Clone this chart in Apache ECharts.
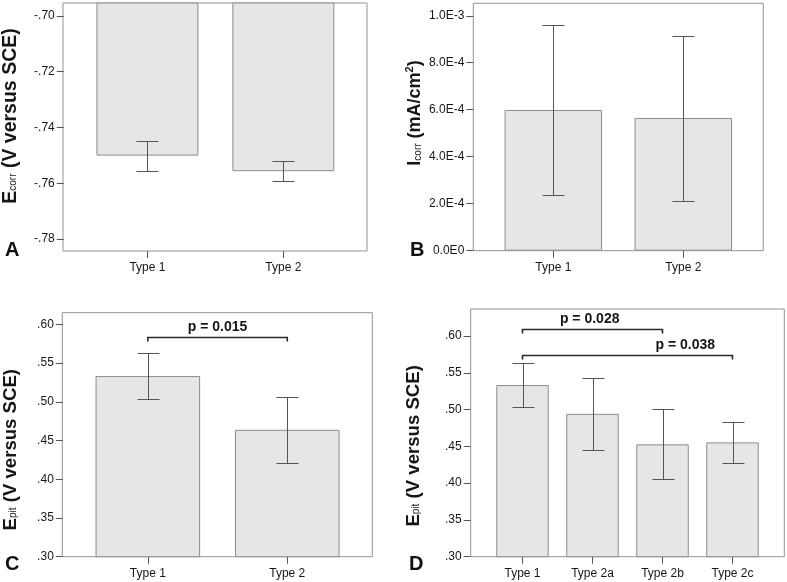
<!DOCTYPE html>
<html><head><meta charset="utf-8">
<script src="https://cdn.jsdelivr.net/npm/echarts@6/dist/echarts.min.js"></script>
<style>html,body{margin:0;padding:0;background:#fff}#c{width:787px;height:582px}</style>
</head><body><div id="c"></div>
<script>
// ---- data ----
const aCats = ['Type 1', 'Type 2'];
const aMean = [-0.7501, -0.7557];
const aLow  = [-0.7555, -0.7592];
const aHigh = [-0.7449, -0.7521];
const aTicks = [-0.78, -0.76, -0.74, -0.72, -0.70];

const bCats = ['Type 1', 'Type 2'];
const bMean = [5.99e-4, 5.65e-4];
const bLow  = [2.38e-4, 2.11e-4];
const bHigh = [9.59e-4, 9.15e-4];
const bTicks = [0, 2e-4, 4e-4, 6e-4, 8e-4, 1e-3];

const cCats = ['Type 1', 'Type 2'];
const cMean = [0.5332, 0.4638];
const cLow  = [0.5039, 0.4214];
const cHigh = [0.5629, 0.5059];
const cTicks = [0.30, 0.35, 0.40, 0.45, 0.50, 0.55, 0.60];
const cBrFrom = [0], cBrTo = [1], cBrY = [0.584], cBrText = ['p = 0.015'];

const dCats = ['Type 1', 'Type 2a', 'Type 2b', 'Type 2c'];
const dMean = [0.5333, 0.4942, 0.4527, 0.4554];
const dLow  = [0.5037, 0.4450, 0.4054, 0.4269];
const dHigh = [0.5632, 0.5428, 0.5005, 0.4837];
const dTicks = cTicks;
const dBrFrom = [0, 0], dBrTo = [2, 3], dBrY = [0.6091, 0.5742], dBrText = ['p = 0.028', 'p = 0.038'];

// ---- styling / layout ----
const FONT = 'Liberation Sans, Arial, sans-serif';
const TXT = '#161616';
const LINE = '#555';
const FRAME = '#939393';

function makeRich(fs) {
  return {
    m:{fontSize:fs, fontWeight:'bold', color:TXT, fontFamily:FONT, lineHeight:fs + 4},
    s:{fontSize:10, color:TXT, fontFamily:FONT, padding:[5,0,0,0]},
    u:{fontSize:11, fontWeight:'bold', color:TXT, fontFamily:FONT, verticalAlign:'top', padding:[0,0,6,0]}
  };
}

const panels = [
  {letter:'A', lx:5, ly:252, frame:{l:63, t:3, w:304, h:248}, pad:15.7, cats:aCats, mean:aMean, low:aLow, high:aHigh, ticks:aTicks, min:-0.7843, max:-0.6954,
   fmt:v=>(v<0?'-':'')+Math.abs(v).toFixed(2).replace(/^0/,''), name:'{m|E}{s|corr}{m| (V versus SCE)}', fs:19.5, gap:41, npad:[0,0,0,22]},
  {letter:'B', lx:410, ly:252, frame:{l:473.3, t:3.3, w:290, h:247.4}, pad:15, cats:bCats, mean:bMean, low:bLow, high:bHigh, ticks:bTicks, min:0, max:1.053e-3,
   fmt:v=>{ if (Math.abs(v) < 1e-12) return '0.0E0'; const p=v.toExponential(1).split('e'); return p[0]+'E'+(+p[1]); }, name:'{m|I}{s|corr}{m| (mA/cm}{u|2}{m|)}', fs:18, gap:47, npad:[0,0,0,28]},
  {letter:'C', lx:5, ly:566, frame:{l:62.3, t:312.7, w:310, h:244}, pad:15.3, cats:cCats, mean:cMean, low:cLow, high:cHigh, ticks:cTicks, min:0.30, max:0.615,
   fmt:v=>v.toFixed(2).replace(/^0/,''), name:'{m|E}{s|pit}{m| (V versus SCE)}', fs:18.6, gap:41, npad:[0,30,0,0],
   br:{from:cBrFrom, to:cBrTo, y:cBrY, text:cBrText, frac:[0.5]}},
  {letter:'D', lx:409, ly:566, frame:{l:470.7, t:309, w:313.6, h:247.7}, pad:16.8, cats:dCats, mean:dMean, low:dLow, high:dHigh, ticks:dTicks, min:0.30, max:0.6367,
   fmt:v=>v.toFixed(2).replace(/^0/,''), name:'{m|E}{s|pit}{m| (V versus SCE)}', fs:18.6, gap:46, npad:[0,26,0,0],
   br:{from:dBrFrom, to:dBrTo, y:dBrY, text:dBrText, frac:[0.48, 0.775]}}
];

const grid = [], xAxis = [], yAxis = [], series = [], graphic = [];

panels.forEach((p, i) => {
  const f = p.frame;
  // frame grid (plot box)
  grid.push({left:f.l, top:f.t, width:f.w, height:f.h, show:true, borderColor:FRAME, borderWidth:1, backgroundColor:'transparent'});
  xAxis.push({gridIndex:2*i, type:'value', show:false});
  yAxis.push({gridIndex:2*i, type:'value', show:false});
  // inner data grid
  grid.push({left:f.l + p.pad, top:f.t, width:f.w - 2*p.pad, height:f.h, show:false});
  xAxis.push({
    gridIndex:2*i+1, type:'category', data:p.cats, boundaryGap:true,
    axisLine:{show:false},
    axisTick:{show:true, alignWithLabel:true, length:7, lineStyle:{color:LINE}},
    axisLabel:{margin:11, fontSize:12, color:TXT, fontFamily:FONT}
  });
  yAxis.push({
    gridIndex:2*i+1, type:'value', min:p.min, max:p.max, offset:p.pad,
    axisLine:{show:false},
    axisTick:{show:true, length:7, lineStyle:{color:LINE}, customValues:p.ticks},
    axisLabel:{margin:9, fontSize:12, color:TXT, fontFamily:FONT, formatter:p.fmt, customValues:p.ticks},
    splitLine:{show:false},
    name:p.name, nameLocation:'middle', nameGap:p.gap,
    nameTextStyle:{rich:makeRich(p.fs), padding:p.npad}
  });
  // bars
  series.push({
    type:'bar', xAxisIndex:2*i+1, yAxisIndex:2*i+1, data:p.mean, barWidth:'75%', clip:true,
    itemStyle:{color:'#e6e6e6', borderColor:'#8c8c8c', borderWidth:1}, silent:true, z:2
  });
  // error bars
  series.push({
    type:'custom', xAxisIndex:2*i+1, yAxisIndex:2*i+1, z:3, silent:true,
    encode:{x:0, y:[1,2]},
    data:p.cats.map((c, k) => [k, p.low[k], p.high[k]]),
    renderItem:(params, api) => {
      const k = api.value(0);
      const lo = api.coord([k, api.value(1)]);
      const hi = api.coord([k, api.value(2)]);
      const x = Math.round(lo[0]) + 0.5, y1 = Math.round(hi[1]) + 0.5, y2 = Math.round(lo[1]) + 0.5;
      const st = {stroke:LINE, lineWidth:1};
      return {type:'group', children:[
        {type:'line', shape:{x1:x, y1:y1, x2:x, y2:y2}, style:st},
        {type:'line', shape:{x1:x-11, y1:y1, x2:x+11, y2:y1}, style:st},
        {type:'line', shape:{x1:x-11, y1:y2, x2:x+11, y2:y2}, style:st}
      ]};
    }
  });
  // significance brackets
  if (p.br) {
    const b = p.br;
    series.push({
      type:'custom', xAxisIndex:2*i+1, yAxisIndex:2*i+1, z:4, silent:true,
      data:b.from.map((fr, k) => [fr, b.to[k], b.y[k]]),
      renderItem:(params, api) => {
        const k = params.dataIndex;
        const a = api.coord([api.value(0), api.value(2)]);
        const c = api.coord([api.value(1), api.value(2)]);
        const y = Math.round(a[1]) + 0.5;
        const st = {stroke:'#2a2a2a', lineWidth:1.6, fill:null};
        const tx = a[0] + (c[0] - a[0]) * b.frac[k];
        return {type:'group', children:[
          {type:'polyline', shape:{points:[[a[0], y+4], [a[0], y], [c[0], y], [c[0], y+4]]}, style:st},
          {type:'text', x:tx, y:y-3, style:{text:b.text[k], fill:TXT, font:'bold 14px ' + FONT, align:'center', verticalAlign:'bottom'}}
        ]};
      }
    });
  }
  graphic.push({type:'text', left:p.lx, top:p.ly - 12, style:{text:p.letter, fill:'#111', font:'bold 20px ' + FONT}});
});

const chart = echarts.init(document.getElementById('c'), null, {renderer:'canvas'});
chart.setOption({animation:false, backgroundColor:'#fff', grid, xAxis, yAxis, series, graphic});
</script>
</body></html>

§ Exercise task
Would you reproduce the lines above, from the very first through the line containing "const dBrFrom = [0, 0], dBrTo", exactly and without the pictures?

§ Answer to the task
Clone this chart in Apache ECharts.
<!DOCTYPE html>
<html><head><meta charset="utf-8">
<script src="https://cdn.jsdelivr.net/npm/echarts@6/dist/echarts.min.js"></script>
<style>html,body{margin:0;padding:0;background:#fff}#c{width:787px;height:582px}</style>
</head><body><div id="c"></div>
<script>
// ---- data ----
const aCats = ['Type 1', 'Type 2'];
const aMean = [-0.7501, -0.7557];
const aLow  = [-0.7555, -0.7592];
const aHigh = [-0.7449, -0.7521];
const aTicks = [-0.78, -0.76, -0.74, -0.72, -0.70];

const bCats = ['Type 1', 'Type 2'];
const bMean = [5.99e-4, 5.65e-4];
const bLow  = [2.38e-4, 2.11e-4];
const bHigh = [9.59e-4, 9.15e-4];
const bTicks = [0, 2e-4, 4e-4, 6e-4, 8e-4, 1e-3];

const cCats = ['Type 1', 'Type 2'];
const cMean = [0.5332, 0.4638];
const cLow  = [0.5039, 0.4214];
const cHigh = [0.5629, 0.5059];
const cTicks = [0.30, 0.35, 0.40, 0.45, 0.50, 0.55, 0.60];
const cBrFrom = [0], cBrTo = [1], cBrY = [0.584], cBrText = ['p = 0.015'];

const dCats = ['Type 1', 'Type 2a', 'Type 2b', 'Type 2c'];
const dMean = [0.5333, 0.4942, 0.4527, 0.4554];
const dLow  = [0.5037, 0.4450, 0.4054, 0.4269];
const dHigh = [0.5632, 0.5428, 0.5005, 0.4837];
const dTicks = cTicks;
const dBrFrom = [0, 0], dBrTo = [2, 3], dBrY = [0.6091, 0.5742], dBrText = ['p = 0.028', 'p = 0.038'];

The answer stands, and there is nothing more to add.